By switching their ongoing loans, current borrowers may get the advantage of lower rates. However, you need to be more careful. Do not just change your loan lender because of the interest rate difference. A bit of cost-benefit analysis needs to be done to see whether making a move to switch the lender is sensible or not.
But if it is not just about the difference in interest rates, then what else should a borrower consider?
Prepayment charges of the old loan, processing fees for the new loan, stamp duty fees, legal/technical fees, etc. may make a considerable difference by introducing layers of the extra cost that a borrower may incur while switching.
There is no denying that even a small reduction in interest loan rates can mean savings for the borrower. But if the additional costs nullify that benefit from lower interest rates, then the very purpose of the loan switch stands defeated.
The actual savings will, however, depend on the amount of loan outstanding, the difference between the interest rates, tenure remaining, and the cost involved in switching.
Ideally, the calculations are handled on a point-to-point basis. Another factor that you should consider is the outstanding of the loan tenure. Borrowers can make a proper assessment by calculating all the additional charges involved in addition to the interest rate differential.
Home Loan Transfer Process At Shubham:
To switch your home loan lender, the borrower has to approach Shubham’s representative.
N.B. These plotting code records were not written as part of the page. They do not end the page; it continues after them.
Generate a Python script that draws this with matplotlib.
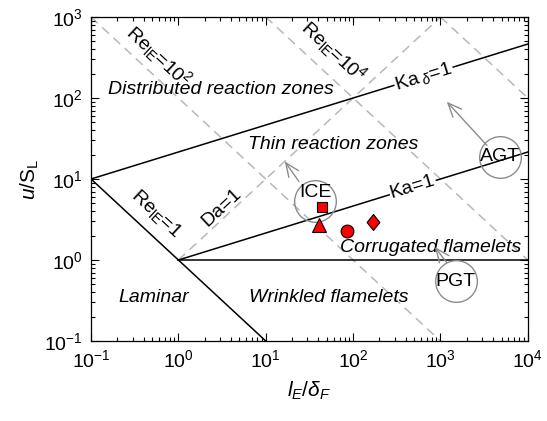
"""
Turbulent premixed combustion regime diagram (Borghi-type) with
engine / gas turbine operating points.
"""

import numpy as np
import matplotlib
matplotlib.use("Agg")
import matplotlib.pyplot as plt

# ============================== data =========================================

# regime boundaries, as (l_E/delta_F, u/S_L) end points
re1_x = [1e-1, 1e1]
re1_y = [1e1, 1e-1]
kad_x = [1e-1, 1e4]
kad_y = [1e1, 10 ** (2 + 2.0 / 3)]
ka_x = [1e0, 1e4]
ka_y = [1e0, 10 ** (4.0 / 3)]
u1_x = [1e0, 1e4]
u1_y = [1e0, 1e0]

# dashed iso-lines
da_x = [1e0, 1e3]
da_y = [1e0, 1e3]
re2_x = [1e-1, 1e3]
re2_y = [1e3, 1e-1]
re4_x = [1e1, 1e4]
re4_y = [1e3, 1e0]
re6_x = [1e3, 1e4]
re6_y = [1e3, 1e2]

# measured operating points
sq_x, sq_y = [44], [4.5]
tri_x, tri_y = [41], [2.7]
circ_x, circ_y = [86], [2.3]
dia_x, dia_y = [170], [2.95]

# application bubbles
app_names = ["ICE", "AGT", "PGT"]
app_x = [37, 4800, 1500]
app_y = [5.3, 18.7, 0.55]
# arrow tail / head per bubble
arr_tail = [(24, 9.3), (3400, 26), (1180, 0.93)]
arr_head = [(16.5, 16.5), (1180, 90), (860, 1.45)]

# ============================== main =========================================

def main():
    plt.rcParams.update({
        'font.family': 'Liberation Sans',
        'mathtext.fontset': 'custom',
        'mathtext.rm': 'Liberation Sans',
        'mathtext.it': 'Liberation Sans:italic',
        'mathtext.bf': 'Liberation Sans:bold',
        'font.size': 14,
    })

    fig = plt.figure(figsize=(5.47, 4.21), dpi=100)
    ax = fig.add_axes([0.1664, 0.19, 0.7986, 0.7696])
    ax.set_xscale('log')
    ax.set_yscale('log')
    ax.set_xlim(1e-1, 1e4)
    ax.set_ylim(1e-1, 1e3)

    gray = '#b8b8b8'
    dash = (0, (6, 4))
    for xs, ys in [(da_x, da_y), (re2_x, re2_y), (re4_x, re4_y), (re6_x, re6_y)]:
        ax.plot(xs, ys, color=gray, lw=1.1, ls=dash, zorder=1)

    for xs, ys in [(re1_x, re1_y), (kad_x, kad_y), (ka_x, ka_y), (u1_x, u1_y)]:
        ax.plot(xs, ys, color='black', lw=1.1, zorder=2)

    # operating points
    mk = dict(color='red', mec='black', mew=0.8, ls='none', zorder=5)
    ax.plot(sq_x, sq_y, marker='s', ms=7.5, **mk)
    ax.plot(tri_x, tri_y, marker='^', ms=10, **mk)
    ax.plot(circ_x, circ_y, marker='o', ms=9.2, **mk)
    ax.plot(dia_x, dia_y, marker=[(0, 1), (0.8, 0), (0, -1), (-0.8, 0), (0, 1)],
            ms=11.5, **mk)

    # application bubbles + arrows
    bub = '#8c8c8c'
    for name, x, y, t, h in zip(app_names, app_x, app_y, arr_tail, arr_head):
        ax.plot([x], [y], marker='o', ms=30, mfc='none', mec=bub, mew=1.0,
                ls='none', zorder=4)
        dy = 1.28 if name == "ICE" else 1.0
        ax.text(x, y * dy, name, ha='center', va='center', fontsize=14, zorder=6)
        ax.annotate('', xy=h, xytext=t,
                    arrowprops=dict(arrowstyle='->,head_length=0.7,head_width=0.3',
                                    color=bub, lw=1.0, shrinkA=0, shrinkB=0),
                    zorder=4)

    # line labels
    ax.text(0.6, 330, r'Re$_{\mathregular{lE}}$=10$^2$', rotation=-43,
            ha='center', va='center')
    ax.text(60, 380, r'Re$_{\mathregular{lE}}$=10$^4$', rotation=-43,
            ha='center', va='center')
    ax.text(0.55, 3.8, r'Re$_{\mathregular{lE}}$=1', rotation=-43,
            ha='center', va='center')
    ax.text(3.1, 4.4, 'Da=1', rotation=43, ha='center', va='center')
    ax.text(640, 185, r'Ka$_{\ \delta}$=1', rotation=17, ha='center', va='center',
            bbox=dict(fc='white', ec='none', pad=0.5), zorder=3)
    ax.text(480, 7.9, 'Ka=1', rotation=17, ha='center', va='center',
            bbox=dict(fc='white', ec='none', pad=0.5), zorder=3)

    # regime labels
    reg = dict(style='italic', ha='center', va='center')
    ax.text(3.1, 126, 'Distributed reaction zones', **reg)
    ax.text(59, 26.3, 'Thin reaction zones', **reg)
    ax.text(780, 1.41, 'Corrugated flamelets', **reg)
    ax.text(53, 0.34, 'Wrinkled flamelets', **reg)
    ax.text(0.52, 0.34, 'Laminar', **reg)

    ax.set_xlabel(r'$l_E/\delta_F$', fontsize=15, labelpad=6)
    ax.set_ylabel(r'$u$/S$_\mathregular{L}$', fontsize=15, labelpad=2)

    ax.tick_params(which='both', direction='in', top=True, right=True,
                   labelsize=14, width=0.8, pad=6)
    ax.tick_params(which='major', length=5.5)
    ax.tick_params(which='minor', length=3)
    for s in ax.spines.values():
        s.set_linewidth(0.9)

    plt.savefig('out.png', dpi=100)

if __name__ == "__main__":
    main()
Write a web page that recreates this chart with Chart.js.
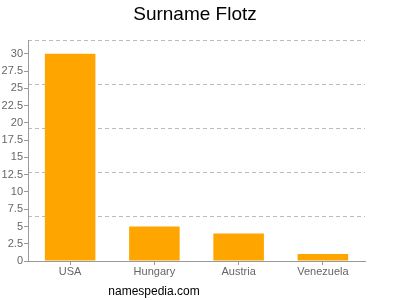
<!DOCTYPE html>
<html>
<head>
<meta charset="utf-8">
<script src="https://cdn.jsdelivr.net/npm/chart.js@4/dist/chart.umd.min.js"></script>
<style>
html,body{margin:0;padding:0;background:#fff;}
#wrap{width:400px;height:300px;position:relative;}
</style>
</head>
<body>
<div id="wrap"><canvas id="c" width="400" height="300"></canvas></div>
<script>
const categories = ["USA", "Hungary", "Austria", "Venezuela"];
const counts = [30, 5, 4, 1];
const labelTicks = [0, 2.5, 5, 7.5, 10, 12.5, 15, 17.5, 20, 22.5, 25, 27.5, 30];
const gridTicks = [6.4, 12.8, 19.2, 25.6, 32];
const titleText = "Surname Flotz";
const footerText = "namespedia.com";

const textPlugin = {
  id: 'textPlugin',
  afterDraw(chart) {
    const ctx = chart.ctx;
    ctx.save();
    ctx.fillStyle = '#000';
    ctx.textAlign = 'center';
    ctx.textBaseline = 'alphabetic';
    ctx.font = '19px "Liberation Sans", Arial, sans-serif';
    ctx.fillText(titleText, 195, 20);
    ctx.font = '12px "Liberation Sans", Arial, sans-serif';
    ctx.fillText(footerText, 154, 295);
    ctx.restore();
  }
};

new Chart(document.getElementById('c'), {
  type: 'bar',
  data: {
    labels: categories,
    datasets: [{
      data: counts,
      backgroundColor: '#FFA500',
      borderWidth: 0,
      barPercentage: 0.6,
      categoryPercentage: 1.0
    }]
  },
  options: {
    responsive: false,
    animation: false,
    layout: { padding: { top: 40, right: 35, left: 0, bottom: 0 } },
    plugins: { legend: { display: false }, title: { display: false }, tooltip: { enabled: false } },
    scales: {
      x: {
        offset: true,
        grid: { display: true, drawOnChartArea: false, offset: false, tickLength: 4, color: '#999' },
        border: { display: true, color: '#999' },
        ticks: { color: '#666', font: { size: 11, family: '"Liberation Sans", Arial, sans-serif' }, padding: 0 },
        afterFit(s) { s.height = 39; }
      },
      y: {
        position: 'left',
        min: 0, max: 32,
        afterBuildTicks(s) { s.ticks = labelTicks.map(v => ({ value: v })); },
        grid: { display: true, drawOnChartArea: false, tickLength: 4, color: '#999' },
        border: { display: true, color: '#999' },
        ticks: { color: '#666', font: { size: 11, family: '"Liberation Sans", Arial, sans-serif' }, padding: 1 },
        afterFit(s) { s.width = 28; }
      },
      y2: {
        position: 'left',
        min: 0, max: 32,
        afterBuildTicks(s) { s.ticks = gridTicks.map(v => ({ value: v })); },
        grid: { display: true, drawTicks: false, color: '#bbb' },
        border: { display: false, dash: [4, 3] },
        ticks: { display: false },
        afterFit(s) { s.width = 0; }
      }
    }
  },
  plugins: [textPlugin]
});
</script>
</body>
</html>
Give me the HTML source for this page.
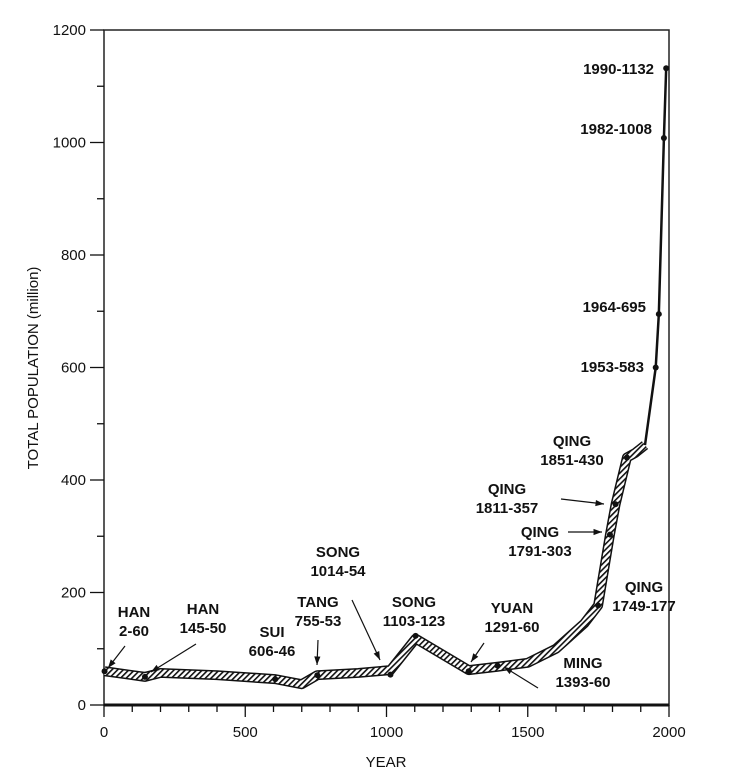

A borrower should have all the required documents, including
- Identity proof
- Address proof
- The old lender’s letter of consent along with the outstanding loan amount
Based on this we review the application and then the sanction letter is issued.
Note, that we require property-related documents, such as a registered agreement based on which we perform the legal and valuation process.
At Shubham Housing Development Finance Co. we charge you a minimal cost during the home loan transfer process.
Hope this helps you in making the right decision!